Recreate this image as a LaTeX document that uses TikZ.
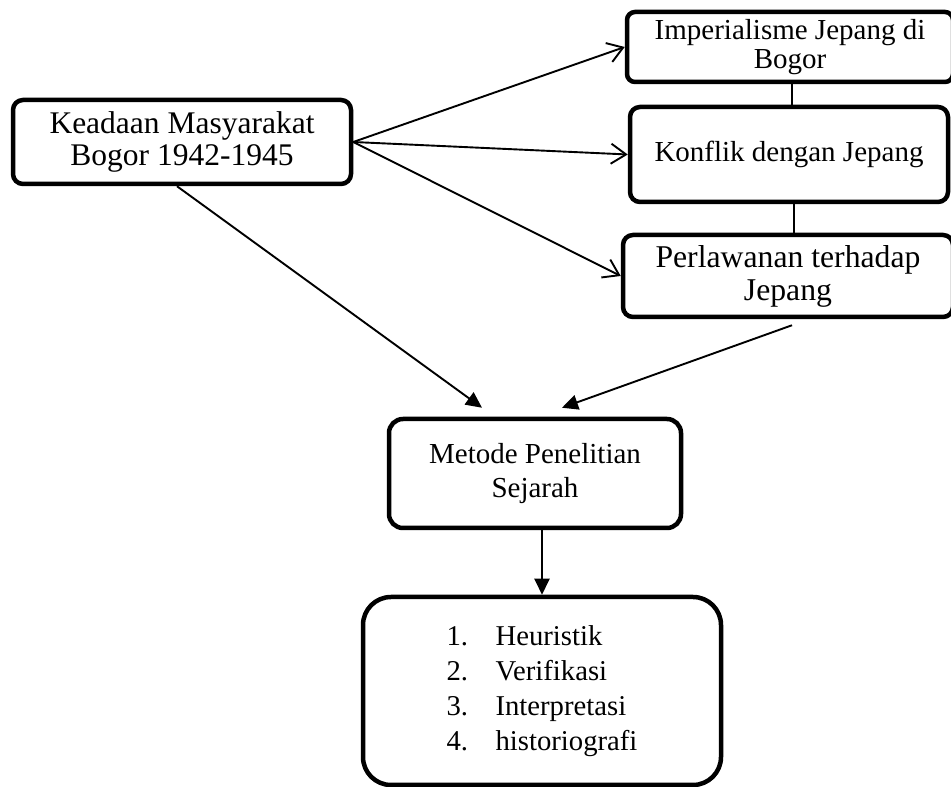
\documentclass[tikz,border=0pt]{standalone}
\usepackage{fontspec}
\setmainfont{Liberation Serif}
\usetikzlibrary{arrows.meta}
\begin{document}
\begin{tikzpicture}[x=1pt,y=1pt,
  box/.style={draw, line width=4.5pt, rounded corners=10pt, align=center, inner sep=0pt},
  openarrow/.style={line width=1.9pt, -{Straight Barb[length=15pt,width=20pt,line width=1.9pt]}},
  fillarrow/.style={line width=1.9pt, -{Triangle[length=16pt,width=15pt]}},
  plainline/.style={line width=1.9pt}]
\useasboundingbox (0,0) rectangle (951,787);
\node[box, minimum width=338pt, minimum height=84pt, font=\fontsize{31.5}{32}\selectfont] (A) at (182,645) {Keadaan Masyarakat\\Bogor 1942-1945};
\node[box, rounded corners=8pt, minimum width=326pt, minimum height=70pt, font=\fontsize{29}{29}\selectfont] (B) at (790,740) {Imperialisme Jepang di\\Bogor};
\node[box, minimum width=318pt, minimum height=95pt, font=\fontsize{29}{35}\selectfont] (C) at (789,632.5) {Konflik dengan Jepang};
\node[box, minimum width=330pt, minimum height=82pt, font=\fontsize{31.7}{33}\selectfont] (D) at (788,511) {Perlawanan terhadap\\Jepang};
\node[box, rounded corners=14pt, minimum width=292pt, minimum height=109pt, font=\fontsize{29}{34}\selectfont] (E) at (535,313.5) {Metode Penelitian\\Sejarah};
\node[box, rounded corners=28pt, minimum width=358pt, minimum height=188pt, font=\fontsize{28.7}{35}\selectfont] (F) at (542,96)
  {\begin{tabular}{@{}l@{}}\makebox[49pt][l]{1.}Heuristik\\ \makebox[49pt][l]{2.}Verifikasi\\ \makebox[49pt][l]{3.}Interpretasi\\ \makebox[49pt][l]{4.}historiografi\end{tabular}};
\draw[openarrow] (A.east) -- (B.west);
\draw[openarrow] (A.east) -- (C.west);
\draw[openarrow] (A.east) -- (D.west);
\draw[fillarrow] ([xshift=-5pt]A.south) -- ([shift={(-53pt,9pt)}]E.north);
\draw[fillarrow] ([shift={(4pt,-6pt)}]D.south) -- ([shift={(27pt,9pt)}]E.north);
\draw[fillarrow] (E.south -| F.north) -- (F.north);
\coordinate (bc) at ([xshift=2pt]B.south);
\coordinate (cd) at ([xshift=5pt]C.south);
\draw[plainline] (bc) -- (bc |- C.north);
\draw[plainline] (cd) -- (cd |- D.north);
\end{tikzpicture}
\end{document}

## Written request
Transcribe the listing above verbatim. Omit the pictures.

## Written solution
Recreate this image as a LaTeX document that uses TikZ.
\documentclass[tikz,border=0pt]{standalone}
\usepackage{fontspec}
\setmainfont{Liberation Serif}
\usetikzlibrary{arrows.meta}
\begin{document}
\begin{tikzpicture}[x=1pt,y=1pt,
  box/.style={draw, line width=4.5pt, rounded corners=10pt, align=center, inner sep=0pt},
  openarrow/.style={line width=1.9pt, -{Straight Barb[length=15pt,width=20pt,line width=1.9pt]}},
  fillarrow/.style={line width=1.9pt, -{Triangle[length=16pt,width=15pt]}},
  plainline/.style={line width=1.9pt}]
\useasboundingbox (0,0) rectangle (951,787);
\node[box, minimum width=338pt, minimum height=84pt, font=\fontsize{31.5}{32}\selectfont] (A) at (182,645) {Keadaan Masyarakat\\Bogor 1942-1945};
\node[box, rounded corners=8pt, minimum width=326pt, minimum height=70pt, font=\fontsize{29}{29}\selectfont] (B) at (790,740) {Imperialisme Jepang di\\Bogor};
\node[box, minimum width=318pt, minimum height=95pt, font=\fontsize{29}{35}\selectfont] (C) at (789,632.5) {Konflik dengan Jepang};
\node[box, minimum width=330pt, minimum height=82pt, font=\fontsize{31.7}{33}\selectfont] (D) at (788,511) {Perlawanan terhadap\\Jepang};
\node[box, rounded corners=14pt, minimum width=292pt, minimum height=109pt, font=\fontsize{29}{34}\selectfont] (E) at (535,313.5) {Metode Penelitian\\Sejarah};
\node[box, rounded corners=28pt, minimum width=358pt, minimum height=188pt, font=\fontsize{28.7}{35}\selectfont] (F) at (542,96)
  {\begin{tabular}{@{}l@{}}\makebox[49pt][l]{1.}Heuristik\\ \makebox[49pt][l]{2.}Verifikasi\\ \makebox[49pt][l]{3.}Interpretasi\\ \makebox[49pt][l]{4.}historiografi\end{tabular}};
\draw[openarrow] (A.east) -- (B.west);
\draw[openarrow] (A.east) -- (C.west);
\draw[openarrow] (A.east) -- (D.west);
\draw[fillarrow] ([xshift=-5pt]A.south) -- ([shift={(-53pt,9pt)}]E.north);
\draw[fillarrow] ([shift={(4pt,-6pt)}]D.south) -- ([shift={(27pt,9pt)}]E.north);
\draw[fillarrow] (E.south -| F.north) -- (F.north);
\coordinate (bc) at ([xshift=2pt]B.south);
\coordinate (cd) at ([xshift=5pt]C.south);
\draw[plainline] (bc) -- (bc |- C.north);
\draw[plainline] (cd) -- (cd |- D.north);
\end{tikzpicture}
\end{document}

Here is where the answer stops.